*Task description*. Produce nothing but an exact copy of the lines from the one containing "Output the Python" through the one containing "cycles = [0, 5, 10, 15, 20]", and do not carry over pictures.

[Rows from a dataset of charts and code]
▼

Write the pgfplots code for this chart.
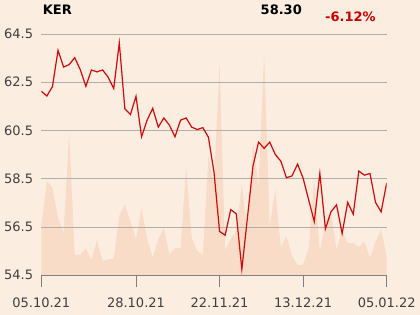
\documentclass[border=0pt]{standalone}
\usepackage{pgfplots}
\pgfplotsset{compat=1.18}
\usepackage{fontspec}
\setmainfont{DejaVu Sans}
\setsansfont{DejaVu Sans}
\definecolor{bgc}{HTML}{FCEDE1}
\definecolor{areac}{HTML}{F8DCC7}
\definecolor{linec}{HTML}{D10A0A}
\definecolor{gridc}{HTML}{B1ADA9}
\definecolor{axisc}{HTML}{808080}
\definecolor{labc}{HTML}{3F3F3F}
\definecolor{redt}{HTML}{CC0000}
\pgfplotstableread{
x y
0 62.13
1 61.93
2 62.32
3 63.82
4 63.13
5 63.23
6 63.52
7 63.02
8 62.33
9 63.01
10 62.93
11 63.01
12 62.71
13 62.24
14 64.13
15 61.40
16 61.16
17 61.92
18 60.24
19 60.93
20 61.42
21 60.64
22 61.02
23 60.72
24 60.24
25 60.93
26 61.02
27 60.64
28 60.54
29 60.62
30 60.22
31 58.78
32 56.32
33 56.16
34 57.22
35 57.05
36 54.75
37 56.88
38 59.03
39 60.02
40 59.76
41 60.02
42 59.51
43 59.23
44 58.54
45 58.62
46 59.11
47 58.52
48 57.62
49 56.73
50 58.72
51 56.43
52 57.13
53 57.42
54 56.23
55 57.52
56 57.03
57 58.82
58 58.65
59 58.72
60 57.52
61 57.13
62 58.33
}\pricetable
\pgfplotstableread{
x y
0 54.5
0 56.54
1 58.40
2 58.13
3 56.89
4 56.27
5 60.40
6 55.33
7 55.36
8 55.62
9 55.13
10 55.96
11 55.09
12 55.16
13 55.19
14 56.98
15 57.42
16 56.75
17 55.99
18 57.30
19 55.99
20 55.23
21 55.99
22 56.46
23 55.37
24 55.64
25 55.62
26 58.99
27 56.06
28 55.51
29 55.34
30 59.43
31 58.30
32 63.32
33 55.52
34 56.00
35 56.34
36 58.25
37 56.27
38 59.98
39 58.20
40 63.74
41 56.54
42 58.06
43 55.65
44 56.13
45 55.31
46 54.92
47 54.93
48 55.63
49 58.47
50 55.49
51 56.67
52 57.08
53 55.56
54 56.32
55 55.83
56 55.83
57 55.67
58 55.90
59 55.21
60 55.90
61 56.39
62 55.28
62 54.5
}\voltable
\begin{document}
\pagecolor{bgc}%
\begin{tikzpicture}
\path (0,0) rectangle (420bp,315bp);
\begin{axis}[
  set layers,
  at={(41.3bp,39.7bp)}, anchor=south west,
  scale only axis, width=345.4bp, height=241.3bp,
  xmin=0, xmax=62, ymin=54.5, ymax=64.5,
  axis x line*=bottom, axis y line*=left,
  x axis line style={draw=axisc, line width=0.9bp},
  y axis line style={draw=none},
  ytick style={draw=none},
  xtick style={draw=axisc, line width=0.9bp},
  tick align=outside, major tick length=12bp,
  ymajorgrids, grid style={draw=gridc, line width=0.8bp},
  xtick={0,17,32,47,62},
  xticklabels={05.10.21,28.10.21,22.11.21,13.12.21,05.01.22},
  ytick={54.5,56.5,58.5,60.5,62.5,64.5},
  yticklabels={54.5,56.5,58.5,60.5,62.5,64.5},
  xticklabel style={font=\fontsize{13bp}{15bp}\selectfont, text=labc, anchor=north, inner sep=0pt, yshift=-10bp},
  yticklabel style={font=\fontsize{13bp}{15bp}\selectfont, text=labc, anchor=east, inner sep=0pt, xshift=4bp},
  clip=true,
]
\addplot[on layer=axis background, fill=areac, draw=none] table[x=x,y=y]{\voltable} -- cycle;
\addplot[linec, line width=1.2bp, mark=none] table[x=x,y=y]{\pricetable};
\end{axis}
\node[anchor=base west, inner sep=0pt, font=\fontsize{13bp}{15bp}\selectfont\bfseries] at (42.7bp,300bp) {KER};
\node[anchor=base west, inner sep=0pt, font=\fontsize{13bp}{15bp}\selectfont\bfseries] at (260.5bp,300.5bp) {58.30};
\node[anchor=base west, inner sep=0pt, font=\fontsize{13bp}{15bp}\selectfont\bfseries, text=redt] at (325bp,293.3bp) {-6.12\%};
\pgfresetboundingbox
\path[use as bounding box] (0,0) rectangle (420bp,315bp);
\end{tikzpicture}
\end{document}
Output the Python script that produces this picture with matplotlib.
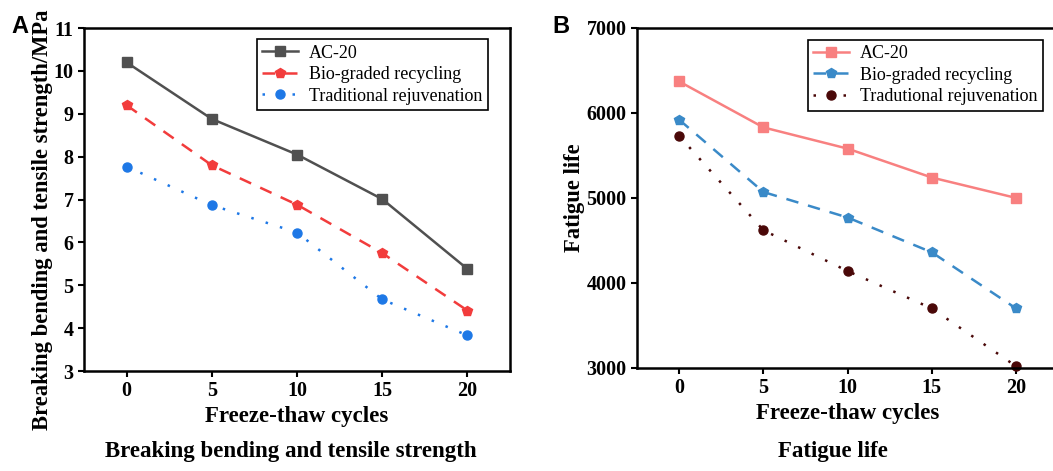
import matplotlib
matplotlib.use("Agg")
from matplotlib import pyplot as plt

plt.rcParams['font.family'] = ['Liberation Serif', 'DejaVu Serif']
plt.rcParams['axes.linewidth'] = 1.8

cycles = [0, 5, 10, 15, 20]

# breaking bending and tensile strength (MPa)
strength_ac20 = [10.2, 8.88, 8.05, 7.01, 5.38]
strength_bio = [9.2, 7.8, 6.88, 5.75, 4.41]
strength_trad = [7.77, 6.87, 6.23, 4.67, 3.83]

# fatigue life
fatigue_ac20 = [6370, 5830, 5580, 5240, 5000]
fatigue_bio = [5920, 5070, 4770, 4360, 3700]
fatigue_trad = [5730, 4620, 4140, 3700, 3020]

fig = plt.figure(figsize=(10.53, 4.71), dpi=100)
ax1 = fig.add_axes([0.0798, 0.2123, 0.4046, 0.728])
ax2 = fig.add_axes([0.605, 0.2187, 0.400, 0.722])


def style_axes(ax):
    ax.set_xlim(-2.5, 22.5)
    ax.set_xticks(cycles)
    ax.tick_params(direction='out', length=4, width=1.5, labelsize=14.5)
    for lab in ax.get_xticklabels() + ax.get_yticklabels():
        lab.set_fontweight('bold')
    ax.set_xlabel('Freeze-thaw cycles', fontsize=16.5, fontweight='bold', labelpad=3)


def add_legend(ax, x, y):
    leg = ax.legend(loc='upper right', fontsize=13, fancybox=False, edgecolor='black',
                    framealpha=1, handlelength=2.0, handletextpad=0.6, borderpad=0.3,
                    labelspacing=0.25, borderaxespad=0, bbox_to_anchor=(x, y))
    leg.get_frame().set_linewidth(1.2)


# panel A
ax1.plot(cycles, strength_ac20, color='#505050', marker='s', ms=6.5, lw=1.8, label='AC-20')
ax1.plot(cycles, strength_bio, color='#f23c3c', marker='p', ms=7.5, lw=1.8, ls=(0, (5, 4)),
         label='Bio-graded recycling')
ax1.plot(cycles, strength_trad, color='#1e78e6', marker='o', ms=6.5, lw=1.8, ls=(0, (1, 5)),
         label='Traditional rejuvenation')
ax1.set_ylim(3, 11)
ax1.set_yticks(range(3, 12))
style_axes(ax1)
ax1.set_ylabel('Breaking bending and tensile strength/MPa', fontsize=16.3, fontweight='bold')
ax1.yaxis.set_label_coords(-0.074, 0.44)
add_legend(ax1, 0.948, 0.968)

# panel B
ax2.plot(cycles, fatigue_ac20, color='#f88080', marker='s', ms=6.5, lw=1.8, label='AC-20')
ax2.plot(cycles, fatigue_bio, color='#3a8ac8', marker='p', ms=7.5, lw=1.8, ls=(0, (5, 4)),
         label='Bio-graded recycling')
ax2.plot(cycles, fatigue_trad, color='#4a0808', marker='o', ms=6.5, lw=1.8, ls=(0, (1, 5)),
         label='Tradutional rejuvenation', clip_on=False)
ax2.set_ylim(3000, 7000)
ax2.set_yticks(range(3000, 7001, 1000))
style_axes(ax2)
ax2.set_ylabel('Fatigue life', fontsize=16.3, fontweight='bold')
ax2.yaxis.set_label_coords(-0.124, 0.5)
add_legend(ax2, 0.964, 0.965)

# panel letters and captions
fig.text(0.011, 0.968, 'A', fontsize=17, fontweight='bold', family='Liberation Sans', va='top')
fig.text(0.525, 0.968, 'B', fontsize=17, fontweight='bold', family='Liberation Sans', va='top')
fig.text(0.276, 0.03, 'Breaking bending and tensile strength', fontsize=16.5,
         fontweight='bold', ha='center')
fig.text(0.791, 0.03, 'Fatigue life', fontsize=16.5, fontweight='bold', ha='center')

fig.savefig('out.png', dpi=100)
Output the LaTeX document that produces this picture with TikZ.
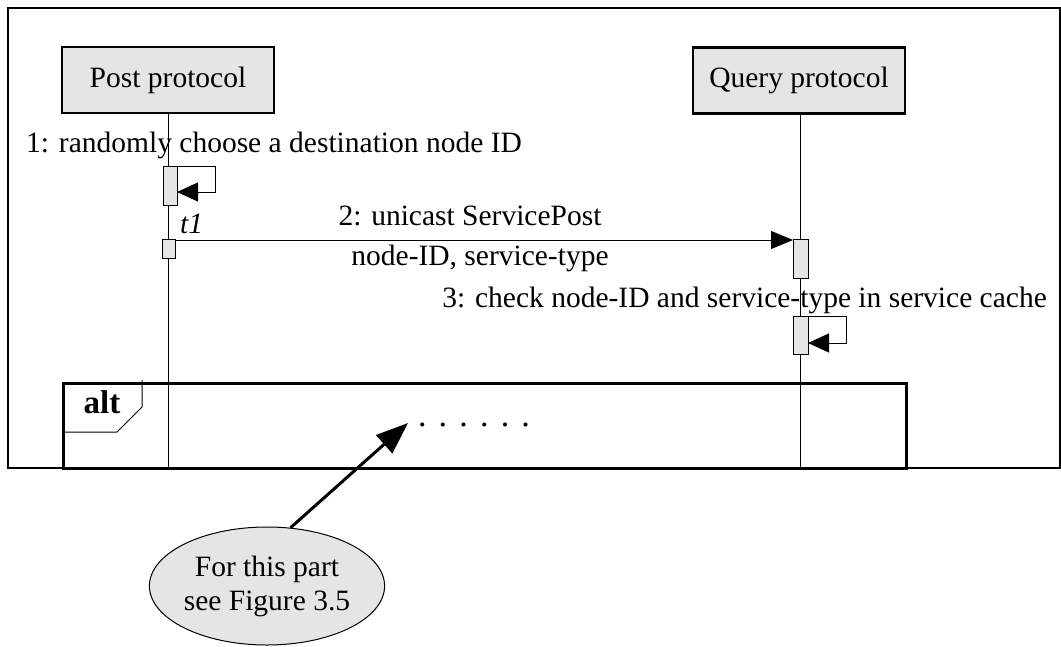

▲

*Final answer*.
Output the Python script that produces this picture with matplotlib.
import matplotlib
matplotlib.use("Agg")
from matplotlib import pyplot as plt

plt.rcParams['font.family'] = ['Liberation Serif', 'DejaVu Serif']
plt.rcParams['axes.linewidth'] = 1.8

cycles = [0, 5, 10, 15, 20]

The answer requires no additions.